Dhiraagu has become the latest high profile victim of Maldivian cyber crime after continued attacks on the company’s servers during the last few days led to disrupted internet services for its customer; a development that police say serves to highlight concerns over attempts to disrupt the internet services and web sites of state institutions in recent months.
Dhiraagu’s Communications Manager Mohamed Mirshan Hassan said that the company had come under continual denial-of-service (DDoS) attacks since Thursday that had impacted its web services in recent days. Although Mirushan claimed that Dhiraagu had been able to mitigate the impact of the attacks and maintain some web service, he said that the company could not guarantee the situation would not happen again after having experienced a number of similar problems with DDoS since 2009.
The Maldives Police Service today said that it has arrested four individuals suspected of involvement with the attacks after conducting special operations last night at addresses both in Male’ and Addu Atoll.
Three of the suspects were confirmed to be under 18 years of age.
According to police, the country has undergone a number of attacks on government and its own websites in recent months, which has led to specially trained officers focusing on trying to prevent criminal activity online.
Police Sub-Inspector Ahmed Shiyam said that it had managed to apprehended a number of suspects through its own cyber crime team in relation to such attacks, which it said were suspected to be the work of local individuals rather than foreign bodies or groups.
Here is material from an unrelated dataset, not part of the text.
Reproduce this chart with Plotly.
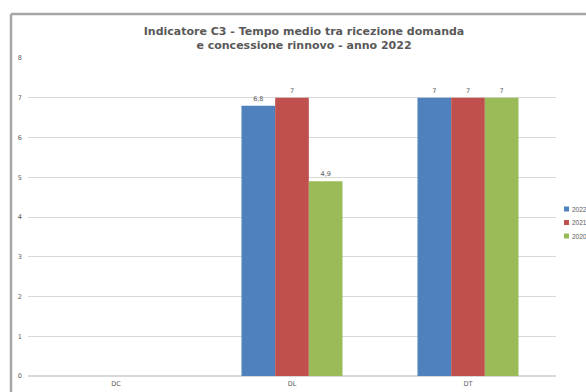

“In previous cases [of cyber crime] we have found it is young people and teenagers that have been involved,” he said. “They often do not demand any reward or payment for the crime, but commit them out of their own interest and amusement. The police are working closely with government on this issue and we take it very seriously.”
In terms of prevention, Shiyam claimed that the police were able to track individuals suspected of conducting cyber crimes relatively easily, but suggested that prosecution remained problematic in certain situations.
“It is challenging, because we are treating cyber crime very seriously,” he said. “We are hoping that new regulations will be passed to help prosecute in the future.”
According to Dhiraagu, a DDoS attack commonly refers to overloading a system or server with information preventing it from functioning properly, recently seen with the difficulties in loading certain web sites. Mirashan said these attacks were equivalent to thousands of cars trying to travel all at once down the two way lane of Majeedhee Magu.
“Dhiraagu has been receiving these type of attacks before since August 2009, but this is one of the largest we have experienced, it is very organised” said Mirushan. “We have been working with our counterparts both in the country and overseas around the clock in order to try and minimise the impacts of the attack on our services.”
Mirushan claimed that similar notable DDoS attacks of late had included targets such as credit groups like Master Card and Visa along with other prominent organisations that had been shut down for prolonged periods of time in certain cases, highlighting the magnitude of disruption that can be caused.
“These are quite common attacks on big global networks. However, DDoS is not directly related to issues of online security,” he said. “They relate to huge amounts of data packages being sent to flood a network.”
According to a recent report by the BBC, online attack mechanisms such as DDoS have been adopted by politically motivated hackers or “hacktivists” to pursue vendettas against companies and groups such as those claimed to have opposed the controversial “whistle-blowing” website Wikileaks.